The assistance would help Bahrain meet its financing needs over the period while it carries out fiscal reforms.
Bahrain’s Gulf Arab allies are weighing plans for a five-year aid package to steady its finances and protect a currency peg seen as vital to regional economic stability, according to three people with knowledge of the matter.
The assistance would help Bahrain meet its financing needs over the period while it carries out fiscal reforms, the people said on condition of anonymity. The amount under negotiation is $10 billion, though a final agreement has yet to be reached, one of the people said.
The deal is taking shape after months of negotiations over the measures Bahrain would take to receive support from Saudi Arabia, the United Arab Emirates and Kuwait. The package may include deposits and low-interest loans, one of the people said.
The funds would help avert a devaluation that investors fear could force other countries in the region to follow suit.
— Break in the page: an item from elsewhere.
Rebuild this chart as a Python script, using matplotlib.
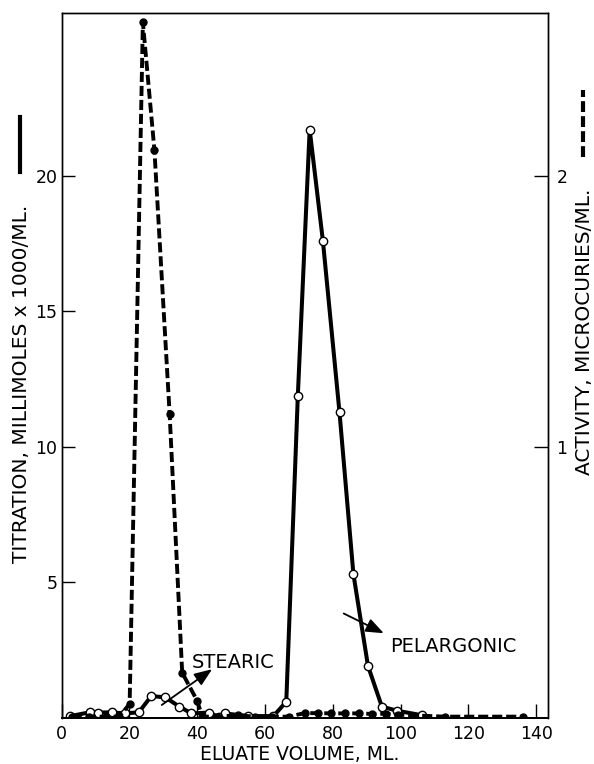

They’ll also allow Bahrain, a close Saudi and US ally, to borrow from international debt markets at cheaper interest rates.
Bahrain’s economy, the smallest among the six members of the oil-rich Gulf Cooperation Council, has been hit hard by low oil prices since 2014. Bloomberg News reported in August that the aid program would involve spending cuts and measures to increase non-oil revenue, including the introduction of a value-added tax.
“We estimate Bahrain’s external financing needs over the next five years to be at least $12.7 billion. The financing requirement will be substantially larger if maturing private-sector debt is also added, but estimates of this are less precise,” said Ziad Daoud, Bloomberg Economics.
Officials in Saudi Arabia and the UAE didn’t immediately return a request for comment. Kuwait’s Finance Ministry said it doesn’t comment on speculative stories based on unnamed sources.
Bahrain’s government referred Bloomberg to a statement issued in August by the finance chiefs of four countries when they met to review a technical report that included “a comprehensive fiscal balance program” prepared by a joint team in coordination with the Arab Monetary Fund, an Abu Dhabi-based institution modeled after the Washington-based International Monetary Fund.
Bahrain’s bonds gained after the report, with the yield on securities due 2028 falling 23 basis points to 7.18 per cent, according to data compiled by Bloomberg.
The bonds were also buoyed by JPMorgan Chase & Co.’s announcement on Wednesday that Bahrain was among five GCC members that will become eligible for inclusion in JPMorgan’s emerging-market bonds indexes from the end of January, potentially attracting billions of dollars in inflows.
Bahrain has been relying on bond markets to finance budget and current-account deficits and replenish its foreign-currency reserves. Authorities scrapped a bond sale in March after investors sought higher yields but raised $1 billion from Islamic securities.
“We estimate Bahrain’s external financing needs over the next five years to be at least $12.7 billion,” said Ziad Daoud, chief Middle East economist for Bloomberg Economics.
“These consist of $6.4 billion of expected cumulative current account deficits as well as $6.3 billion of government debt maturing over the period,” he said. “The financing requirement will be substantially larger if maturing private-sector debt is also added but estimates of this are less precise.”